What was said about The Sisters of Salome’s last Fringe production of The Little Mermaid:
At first glance, a bellydance version of The Little Mermaid seems like an odd idea. Why would anyone want try to sexy up a classic children’s story? After watching five minutes of the Sisters of Salome’s reinterpretation of the Hans Christian Andersen tale, the question becomes “Why didn’t anyone think of this before?”
Chris Dart / The Torontoist
The Little Mermaid currently playing at the Toronto Fringe doesn’t seem very Fringe-like at all. And I mean that in the best possible way. It’s a visually stunning show with grand costumes and an ensemble cast of 16! Now that’s worth seeing.
Every time I marveled at what they were able to do with yards of gorgeous fabric, they topped it. We saw beautiful waves and massive wings and cascading fans all made out of this light airy material that created a breathtaking set.
Sonia Borkar / MooneyonTheatre.com
With attention paid to crowd-pleasing production values (lots of sequins and effects with fabric and fans), the show boasts a few standout performances from Victoria Buston as an over-the-top Sea Witch and the dignified ensemble performing a wedding procession with candles balanced on their heads.

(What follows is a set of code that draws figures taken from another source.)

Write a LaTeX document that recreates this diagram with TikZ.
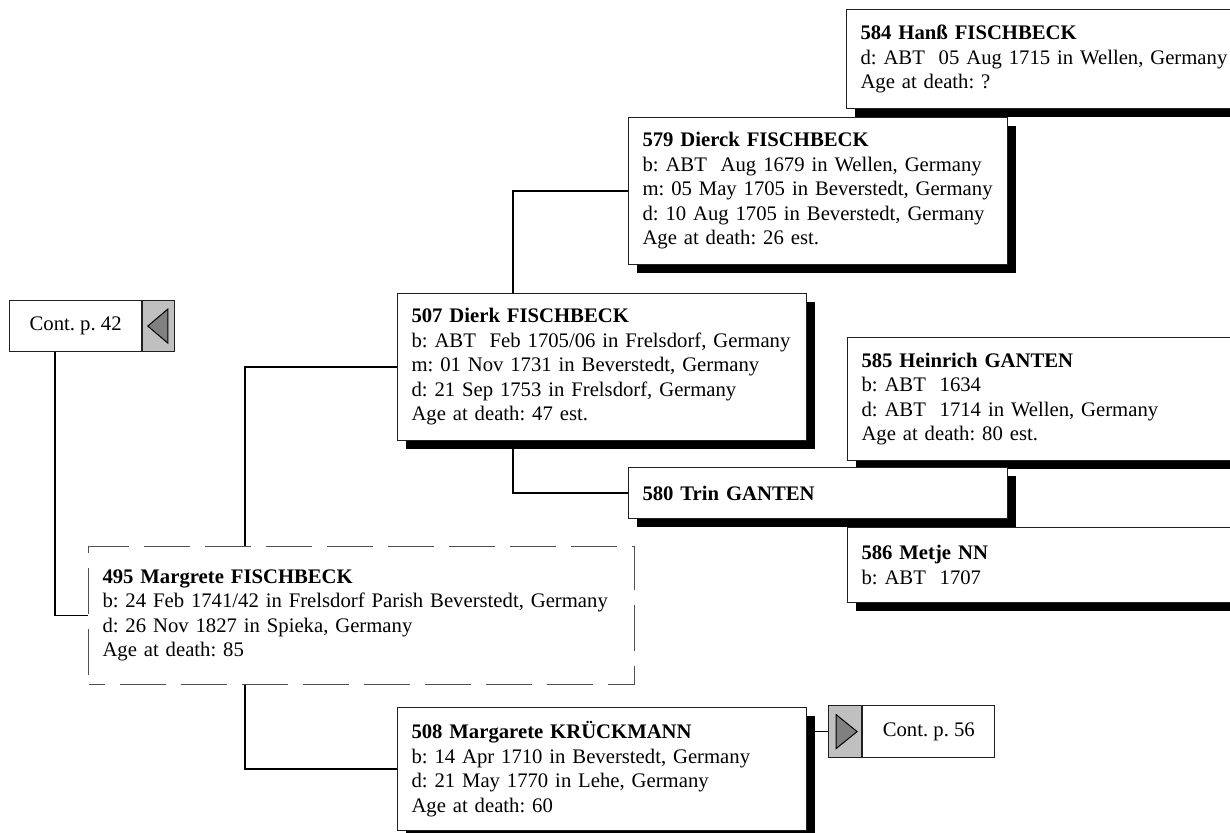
\documentclass[tikz,border=0pt]{standalone}
\usepackage{fontspec}
\setmainfont{Liberation Serif}
\usetikzlibrary{positioning,shadows,calc}
\definecolor{tabgray}{HTML}{C0C0C0}
\definecolor{trigray}{HTML}{808080}
\definecolor{edge}{HTML}{202020}
\definecolor{dashgray}{HTML}{505050}
\newcommand{\cardfont}{\fontsize{10.35}{12.25}\selectfont\frenchspacing\hyphenpenalty=10000}
\tikzset{
  person/.style={draw=edge,fill=white,line width=0.5pt,anchor=north west,
                 align=left,inner xsep=7pt,inner ysep=0pt,text width=#1,
                 font=\cardfont,
                 drop shadow={shadow xshift=4.2pt,shadow yshift=-4.2pt,
                              fill=black,opacity=1}},
  personroot/.style={draw=dashgray,fill=white,line width=0.5pt,
                     dash pattern=on 23pt off 7.5pt,dash phase=15pt,
                     anchor=north west,
                     align=left,inner xsep=7pt,inner ysep=0pt,text width=#1,
                     font=\cardfont},
  contbox/.style={draw=edge,fill=white,line width=0.6pt,inner sep=0pt,
                  minimum width=66pt,minimum height=25.5pt,font=\cardfont},
  conttab/.style={draw=edge,fill=tabgray,line width=0.6pt,inner sep=0pt,
                  minimum width=16pt,minimum height=25.5pt},
  tabarrow/.style={draw=black,fill=trigray,line width=0.5pt,line join=miter},
  link/.style={draw=black,line width=0.6pt},
}
\begin{document}
\begin{tikzpicture}[x=0.5pt,y=-0.5pt]
  \useasboundingbox (0,0) rectangle (1230,833);
  \fill[white] (0,0) rectangle (1230,833);
  \clip (0,0) rectangle (1230,833);

  % great-grandparents
  \node[person=193pt,minimum height=49.5pt] (f584) at (846,9)
    {\textbf{584 Hanß FISCHBECK}\\
     d: ABT\ \ 05 Aug 1715 in Wellen, Germany\\
     Age at death: ?};
  \node[person=175.5pt,minimum height=73.5pt] (f579) at (628,117)
    {\textbf{579 Dierck FISCHBECK}\\
     b: ABT\ \ Aug 1679 in Wellen, Germany\\
     m: 05 May 1705 in Beverstedt, Germany\\
     d: 10 Aug 1705 in Beverstedt, Germany\\
     Age at death: 26 est.};
  \node[person=193pt,minimum height=61.5pt] (f585) at (847,337)
    {\textbf{585 Heinrich GANTEN}\\
     b: ABT\ \ 1634\\
     d: ABT\ \ 1714 in Wellen, Germany\\
     Age at death: 80 est.};
  \node[person=175.5pt,minimum height=25.5pt] (m580) at (628,467)
    {\textbf{580 Trin GANTEN}};
  \node[person=193pt,minimum height=37.5pt] (m586) at (847,527)
    {\textbf{586 Metje NN}\\
     b: ABT\ \ 1707};

  % parents
  \node[person=190.5pt,minimum height=73.5pt] (f507) at (397,293)
    {\textbf{507 Dierk FISCHBECK}\\
     b: ABT\ \ Feb 1705/06 in Frelsdorf, Germany\\
     m: 01 Nov 1731 in Beverstedt, Germany\\
     d: 21 Sep 1753 in Frelsdorf, Germany\\
     Age at death: 47 est.};
  \node[person=190.5pt,minimum height=61.5pt] (m508) at (397,707)
    {\textbf{508 Margarete KRÜCKMANN}\\
     b: 14 Apr 1710 in Beverstedt, Germany\\
     d: 21 May 1770 in Lehe, Germany\\
     Age at death: 60};

  % root person
  \node[personroot=259pt,minimum height=69pt] (m495) at (88,546)
    {\textbf{495 Margrete FISCHBECK}\\
     b: 24 Feb 1741/42 in Frelsdorf Parish Beverstedt, Germany\\
     d: 26 Nov 1827 in Spieka, Germany\\
     Age at death: 85};

  % continuation markers
  \node[contbox,anchor=north west] (c42) at (9,300) {Cont. p. 42};
  \node[conttab,right=0pt of c42] (c42tab) {};
  \draw[tabarrow] ($(c42tab.center)+(-11,0)$) -- ($(c42tab.center)+(9,-17)$)
    -- ($(c42tab.center)+(9,17)$) -- cycle;
  \node[conttab,anchor=north west,minimum width=16.5pt,minimum height=26pt]
    (c56tab) at (828,705) {};
  \node[contbox,minimum height=26pt,right=0pt of c56tab] (c56) {Cont. p. 56};
  \draw[tabarrow] ($(c56tab.center)+(12,0)$) -- ($(c56tab.center)+(-9,-17)$)
    -- ($(c56tab.center)+(-9,17)$) -- cycle;

  % connectors
  \draw[link] ([xshift=23pt]c42.south west) |- (m495.west);
  \draw[link] ([xshift=78.5pt]m495.north west) |- (f507.west);
  \draw[link] ([xshift=78.5pt]m495.south west) |- (m508.west);
  \draw[link] ([xshift=58pt]f507.north west) |- (f579.west);
  \draw[link] ([xshift=58pt]f507.south west) |- (m580.west);
  \draw[link] (c56tab.west) -- (c56tab.west -| m508.east);
\end{tikzpicture}
\end{document}
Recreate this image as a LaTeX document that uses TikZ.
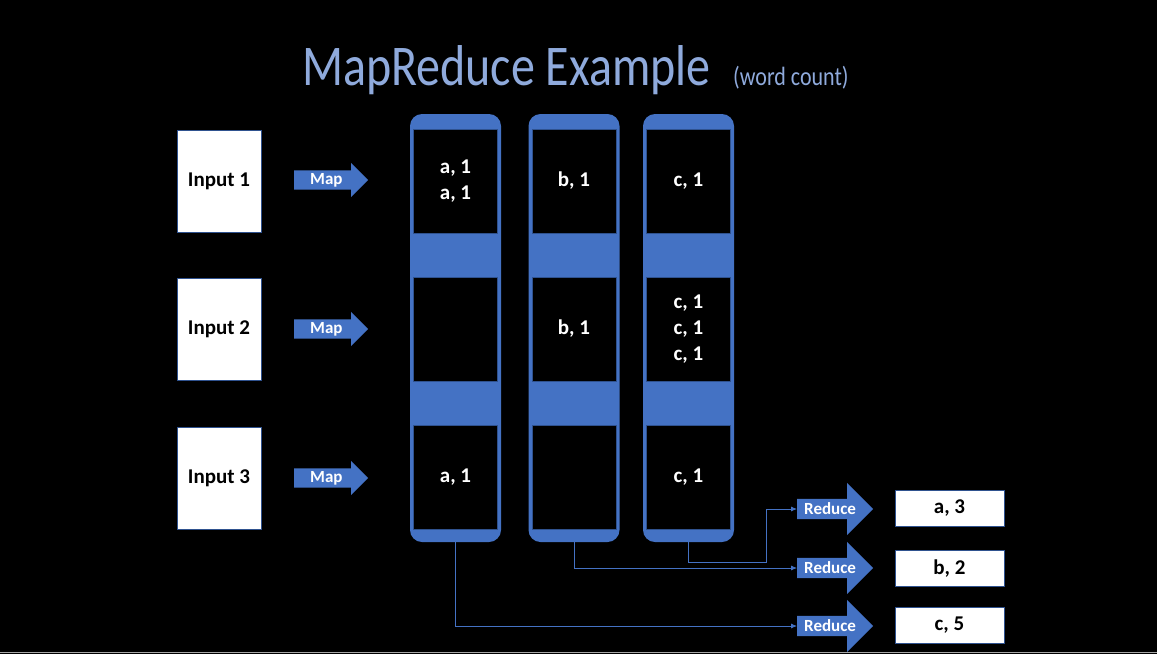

Hans Christian Andersen’s classic fairy tale told through belly dancing? It sounds crazy, but it works. As it turns out, the aquatic-themed story is perfectly suited to the Middle Eastern dance form, with its undulating bodies and billowing veils.
Martin Morrow / The Grid
About The Sisters of Salome
The Sisters of Salome are a constellation of stars who belly dance. The lead Sister and choreographer in this endeavor is Sarah Skinner, an accomplished belly dancer who recently re‐located to Toronto after an illustrious career in New York City. She is a founding member and co‐producer of a belly dance co‐operative in New York City called Venus Uprising where she staged belly dance shorts telling the fates of Cleopatra, Salome, Medusa, Mata Hari and others. She is the host of a long string of instructional belly dance DVDs that are sold globally. Also a graduate of F.I.T. (Fashion Institute of Technology in New York) Sarah has created an unimaginable array of incredible costumes for this large cast production of Arabian Nights.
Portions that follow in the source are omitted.